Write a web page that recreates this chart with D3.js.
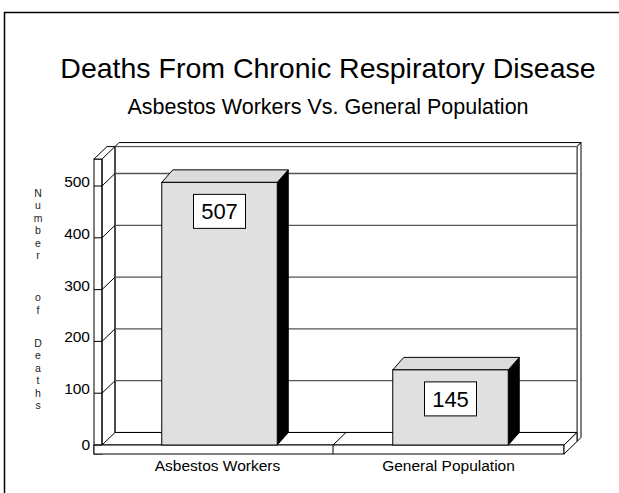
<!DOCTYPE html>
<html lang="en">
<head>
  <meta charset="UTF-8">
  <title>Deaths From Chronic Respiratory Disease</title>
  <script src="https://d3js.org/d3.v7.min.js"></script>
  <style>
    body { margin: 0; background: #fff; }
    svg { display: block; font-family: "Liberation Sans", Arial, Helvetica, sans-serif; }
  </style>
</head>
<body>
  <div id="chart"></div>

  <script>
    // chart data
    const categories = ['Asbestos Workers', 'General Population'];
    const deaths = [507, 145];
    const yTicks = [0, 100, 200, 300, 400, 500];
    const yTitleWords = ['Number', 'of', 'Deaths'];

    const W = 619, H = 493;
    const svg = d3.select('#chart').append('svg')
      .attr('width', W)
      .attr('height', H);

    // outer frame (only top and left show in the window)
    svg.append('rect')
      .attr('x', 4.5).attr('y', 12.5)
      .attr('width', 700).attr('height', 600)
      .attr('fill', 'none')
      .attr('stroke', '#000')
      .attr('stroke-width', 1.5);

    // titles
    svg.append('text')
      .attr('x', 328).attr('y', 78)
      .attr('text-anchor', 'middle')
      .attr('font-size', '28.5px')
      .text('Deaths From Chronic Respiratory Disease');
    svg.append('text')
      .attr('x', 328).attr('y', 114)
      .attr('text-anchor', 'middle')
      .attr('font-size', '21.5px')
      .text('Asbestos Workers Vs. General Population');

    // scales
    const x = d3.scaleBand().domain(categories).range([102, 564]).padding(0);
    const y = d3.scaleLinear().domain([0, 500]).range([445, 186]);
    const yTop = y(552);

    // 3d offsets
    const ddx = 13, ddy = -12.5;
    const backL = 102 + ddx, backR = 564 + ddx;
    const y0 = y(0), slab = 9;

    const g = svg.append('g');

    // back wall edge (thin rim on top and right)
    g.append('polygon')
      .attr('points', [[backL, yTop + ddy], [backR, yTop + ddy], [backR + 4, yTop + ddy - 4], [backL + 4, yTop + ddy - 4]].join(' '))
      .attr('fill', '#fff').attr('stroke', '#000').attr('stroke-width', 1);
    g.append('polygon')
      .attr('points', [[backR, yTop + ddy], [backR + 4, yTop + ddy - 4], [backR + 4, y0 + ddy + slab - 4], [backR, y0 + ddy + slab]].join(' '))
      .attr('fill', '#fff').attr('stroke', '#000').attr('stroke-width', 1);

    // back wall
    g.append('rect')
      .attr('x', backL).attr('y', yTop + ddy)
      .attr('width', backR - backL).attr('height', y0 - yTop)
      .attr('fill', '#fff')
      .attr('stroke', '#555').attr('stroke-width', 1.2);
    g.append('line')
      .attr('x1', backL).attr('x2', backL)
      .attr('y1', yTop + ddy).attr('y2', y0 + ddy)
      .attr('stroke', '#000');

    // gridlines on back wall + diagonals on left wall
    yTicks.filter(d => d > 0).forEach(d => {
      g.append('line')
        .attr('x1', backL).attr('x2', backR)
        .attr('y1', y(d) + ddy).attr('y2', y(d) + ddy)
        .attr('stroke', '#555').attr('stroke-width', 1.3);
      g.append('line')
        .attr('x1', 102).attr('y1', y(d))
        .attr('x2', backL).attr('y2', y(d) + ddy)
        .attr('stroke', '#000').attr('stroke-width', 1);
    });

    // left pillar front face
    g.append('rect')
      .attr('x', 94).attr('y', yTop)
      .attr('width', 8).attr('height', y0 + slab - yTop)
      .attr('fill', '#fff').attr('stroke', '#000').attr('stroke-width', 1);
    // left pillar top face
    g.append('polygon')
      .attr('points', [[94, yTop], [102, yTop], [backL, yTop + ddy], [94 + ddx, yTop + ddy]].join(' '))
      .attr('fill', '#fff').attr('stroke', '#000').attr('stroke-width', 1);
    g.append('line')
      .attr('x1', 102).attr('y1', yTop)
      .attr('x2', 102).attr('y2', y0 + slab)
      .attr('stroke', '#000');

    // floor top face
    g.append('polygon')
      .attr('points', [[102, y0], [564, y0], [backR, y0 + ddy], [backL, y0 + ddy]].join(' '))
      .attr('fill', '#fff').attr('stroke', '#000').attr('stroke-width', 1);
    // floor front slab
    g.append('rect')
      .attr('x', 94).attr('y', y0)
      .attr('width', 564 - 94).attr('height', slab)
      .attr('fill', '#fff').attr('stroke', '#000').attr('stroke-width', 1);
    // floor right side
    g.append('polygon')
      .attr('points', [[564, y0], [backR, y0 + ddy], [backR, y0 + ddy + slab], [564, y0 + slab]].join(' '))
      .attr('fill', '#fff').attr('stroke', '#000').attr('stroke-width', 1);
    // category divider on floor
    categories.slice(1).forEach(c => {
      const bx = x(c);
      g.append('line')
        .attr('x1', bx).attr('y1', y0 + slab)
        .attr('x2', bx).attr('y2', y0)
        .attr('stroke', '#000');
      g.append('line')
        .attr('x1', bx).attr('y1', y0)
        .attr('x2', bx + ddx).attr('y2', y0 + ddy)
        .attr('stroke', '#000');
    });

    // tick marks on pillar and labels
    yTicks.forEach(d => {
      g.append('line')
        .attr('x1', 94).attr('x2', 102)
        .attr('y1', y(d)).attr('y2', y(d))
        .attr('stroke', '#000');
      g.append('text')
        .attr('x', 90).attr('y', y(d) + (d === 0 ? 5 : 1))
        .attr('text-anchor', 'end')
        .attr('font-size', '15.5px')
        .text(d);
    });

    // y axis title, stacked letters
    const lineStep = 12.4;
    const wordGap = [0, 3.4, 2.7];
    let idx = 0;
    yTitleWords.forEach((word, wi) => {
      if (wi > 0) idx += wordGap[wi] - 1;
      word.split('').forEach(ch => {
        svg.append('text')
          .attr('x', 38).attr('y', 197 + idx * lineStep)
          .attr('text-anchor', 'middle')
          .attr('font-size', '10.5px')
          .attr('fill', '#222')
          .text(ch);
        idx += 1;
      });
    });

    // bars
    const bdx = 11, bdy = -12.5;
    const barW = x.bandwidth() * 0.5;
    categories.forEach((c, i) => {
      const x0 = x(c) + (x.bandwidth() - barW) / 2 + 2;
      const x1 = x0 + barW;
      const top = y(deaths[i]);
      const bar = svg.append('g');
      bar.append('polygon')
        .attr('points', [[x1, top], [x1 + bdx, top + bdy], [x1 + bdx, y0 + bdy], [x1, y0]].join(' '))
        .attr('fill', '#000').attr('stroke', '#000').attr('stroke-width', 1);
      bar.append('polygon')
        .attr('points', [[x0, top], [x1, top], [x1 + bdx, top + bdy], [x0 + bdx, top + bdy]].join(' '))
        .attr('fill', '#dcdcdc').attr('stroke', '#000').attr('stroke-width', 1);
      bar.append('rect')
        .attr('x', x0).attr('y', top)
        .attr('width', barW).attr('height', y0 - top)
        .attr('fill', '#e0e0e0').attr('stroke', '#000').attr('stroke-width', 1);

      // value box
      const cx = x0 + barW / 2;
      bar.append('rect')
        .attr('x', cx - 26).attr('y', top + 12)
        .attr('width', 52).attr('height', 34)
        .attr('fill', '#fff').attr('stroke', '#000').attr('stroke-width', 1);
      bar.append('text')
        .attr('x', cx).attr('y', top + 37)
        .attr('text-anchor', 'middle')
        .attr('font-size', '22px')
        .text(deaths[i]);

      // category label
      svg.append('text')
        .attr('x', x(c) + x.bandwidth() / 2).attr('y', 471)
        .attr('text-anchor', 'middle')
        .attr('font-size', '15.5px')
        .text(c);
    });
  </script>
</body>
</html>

What the task asks
Without the pictures, transcribe the listing above exactly.

Correct response
Write a web page that recreates this chart with D3.js.
<!DOCTYPE html>
<html lang="en">
<head>
  <meta charset="UTF-8">
  <title>Deaths From Chronic Respiratory Disease</title>
  <script src="https://d3js.org/d3.v7.min.js"></script>
  <style>
    body { margin: 0; background: #fff; }
    svg { display: block; font-family: "Liberation Sans", Arial, Helvetica, sans-serif; }
  </style>
</head>
<body>
  <div id="chart"></div>

  <script>
    // chart data
    const categories = ['Asbestos Workers', 'General Population'];
    const deaths = [507, 145];
    const yTicks = [0, 100, 200, 300, 400, 500];
    const yTitleWords = ['Number', 'of', 'Deaths'];

    const W = 619, H = 493;
    const svg = d3.select('#chart').append('svg')
      .attr('width', W)
      .attr('height', H);

    // outer frame (only top and left show in the window)
    svg.append('rect')
      .attr('x', 4.5).attr('y', 12.5)
      .attr('width', 700).attr('height', 600)
      .attr('fill', 'none')
      .attr('stroke', '#000')
      .attr('stroke-width', 1.5);

    // titles
    svg.append('text')
      .attr('x', 328).attr('y', 78)
      .attr('text-anchor', 'middle')
      .attr('font-size', '28.5px')
      .text('Deaths From Chronic Respiratory Disease');
    svg.append('text')
      .attr('x', 328).attr('y', 114)
      .attr('text-anchor', 'middle')
      .attr('font-size', '21.5px')
      .text('Asbestos Workers Vs. General Population');

    // scales
    const x = d3.scaleBand().domain(categories).range([102, 564]).padding(0);
    const y = d3.scaleLinear().domain([0, 500]).range([445, 186]);
    const yTop = y(552);

    // 3d offsets
    const ddx = 13, ddy = -12.5;
    const backL = 102 + ddx, backR = 564 + ddx;
    const y0 = y(0), slab = 9;

    const g = svg.append('g');

    // back wall edge (thin rim on top and right)
    g.append('polygon')
      .attr('points', [[backL, yTop + ddy], [backR, yTop + ddy], [backR + 4, yTop + ddy - 4], [backL + 4, yTop + ddy - 4]].join(' '))
      .attr('fill', '#fff').attr('stroke', '#000').attr('stroke-width', 1);
    g.append('polygon')
      .attr('points', [[backR, yTop + ddy], [backR + 4, yTop + ddy - 4], [backR + 4, y0 + ddy + slab - 4], [backR, y0 + ddy + slab]].join(' '))
      .attr('fill', '#fff').attr('stroke', '#000').attr('stroke-width', 1);

    // back wall
    g.append('rect')
      .attr('x', backL).attr('y', yTop + ddy)
      .attr('width', backR - backL).attr('height', y0 - yTop)
      .attr('fill', '#fff')
      .attr('stroke', '#555').attr('stroke-width', 1.2);
    g.append('line')
      .attr('x1', backL).attr('x2', backL)
      .attr('y1', yTop + ddy).attr('y2', y0 + ddy)
      .attr('stroke', '#000');

    // gridlines on back wall + diagonals on left wall
    yTicks.filter(d => d > 0).forEach(d => {
      g.append('line')
        .attr('x1', backL).attr('x2', backR)
        .attr('y1', y(d) + ddy).attr('y2', y(d) + ddy)
        .attr('stroke', '#555').attr('stroke-width', 1.3);
      g.append('line')
        .attr('x1', 102).attr('y1', y(d))
        .attr('x2', backL).attr('y2', y(d) + ddy)
        .attr('stroke', '#000').attr('stroke-width', 1);
    });

    // left pillar front face
    g.append('rect')
      .attr('x', 94).attr('y', yTop)
      .attr('width', 8).attr('height', y0 + slab - yTop)
      .attr('fill', '#fff').attr('stroke', '#000').attr('stroke-width', 1);
    // left pillar top face
    g.append('polygon')
      .attr('points', [[94, yTop], [102, yTop], [backL, yTop + ddy], [94 + ddx, yTop + ddy]].join(' '))
      .attr('fill', '#fff').attr('stroke', '#000').attr('stroke-width', 1);
    g.append('line')
      .attr('x1', 102).attr('y1', yTop)
      .attr('x2', 102).attr('y2', y0 + slab)
      .attr('stroke', '#000');

    // floor top face
    g.append('polygon')
      .attr('points', [[102, y0], [564, y0], [backR, y0 + ddy], [backL, y0 + ddy]].join(' '))
      .attr('fill', '#fff').attr('stroke', '#000').attr('stroke-width', 1);
    // floor front slab
    g.append('rect')
      .attr('x', 94).attr('y', y0)
      .attr('width', 564 - 94).attr('height', slab)
      .attr('fill', '#fff').attr('stroke', '#000').attr('stroke-width', 1);
    // floor right side
    g.append('polygon')
      .attr('points', [[564, y0], [backR, y0 + ddy], [backR, y0 + ddy + slab], [564, y0 + slab]].join(' '))
      .attr('fill', '#fff').attr('stroke', '#000').attr('stroke-width', 1);
    // category divider on floor
    categories.slice(1).forEach(c => {
      const bx = x(c);
      g.append('line')
        .attr('x1', bx).attr('y1', y0 + slab)
        .attr('x2', bx).attr('y2', y0)
        .attr('stroke', '#000');
      g.append('line')
        .attr('x1', bx).attr('y1', y0)
        .attr('x2', bx + ddx).attr('y2', y0 + ddy)
        .attr('stroke', '#000');
    });

    // tick marks on pillar and labels
    yTicks.forEach(d => {
      g.append('line')
        .attr('x1', 94).attr('x2', 102)
        .attr('y1', y(d)).attr('y2', y(d))
        .attr('stroke', '#000');
      g.append('text')
        .attr('x', 90).attr('y', y(d) + (d === 0 ? 5 : 1))
        .attr('text-anchor', 'end')
        .attr('font-size', '15.5px')
        .text(d);
    });

    // y axis title, stacked letters
    const lineStep = 12.4;
    const wordGap = [0, 3.4, 2.7];
    let idx = 0;
    yTitleWords.forEach((word, wi) => {
      if (wi > 0) idx += wordGap[wi] - 1;
      word.split('').forEach(ch => {
        svg.append('text')
          .attr('x', 38).attr('y', 197 + idx * lineStep)
          .attr('text-anchor', 'middle')
          .attr('font-size', '10.5px')
          .attr('fill', '#222')
          .text(ch);
        idx += 1;
      });
    });

    // bars
    const bdx = 11, bdy = -12.5;
    const barW = x.bandwidth() * 0.5;
    categories.forEach((c, i) => {
      const x0 = x(c) + (x.bandwidth() - barW) / 2 + 2;
      const x1 = x0 + barW;
      const top = y(deaths[i]);
      const bar = svg.append('g');
      bar.append('polygon')
        .attr('points', [[x1, top], [x1 + bdx, top + bdy], [x1 + bdx, y0 + bdy], [x1, y0]].join(' '))
        .attr('fill', '#000').attr('stroke', '#000').attr('stroke-width', 1);
      bar.append('polygon')
        .attr('points', [[x0, top], [x1, top], [x1 + bdx, top + bdy], [x0 + bdx, top + bdy]].join(' '))
        .attr('fill', '#dcdcdc').attr('stroke', '#000').attr('stroke-width', 1);
      bar.append('rect')
        .attr('x', x0).attr('y', top)
        .attr('width', barW).attr('height', y0 - top)
        .attr('fill', '#e0e0e0').attr('stroke', '#000').attr('stroke-width', 1);

      // value box
      const cx = x0 + barW / 2;
      bar.append('rect')
        .attr('x', cx - 26).attr('y', top + 12)
        .attr('width', 52).attr('height', 34)
        .attr('fill', '#fff').attr('stroke', '#000').attr('stroke-width', 1);
      bar.append('text')
        .attr('x', cx).attr('y', top + 37)
        .attr('text-anchor', 'middle')
        .attr('font-size', '22px')
        .text(deaths[i]);

      // category label
      svg.append('text')
        .attr('x', x(c) + x.bandwidth() / 2).attr('y', 471)
        .attr('text-anchor', 'middle')
        .attr('font-size', '15.5px')
        .text(c);
    });
  </script>
</body>
</html>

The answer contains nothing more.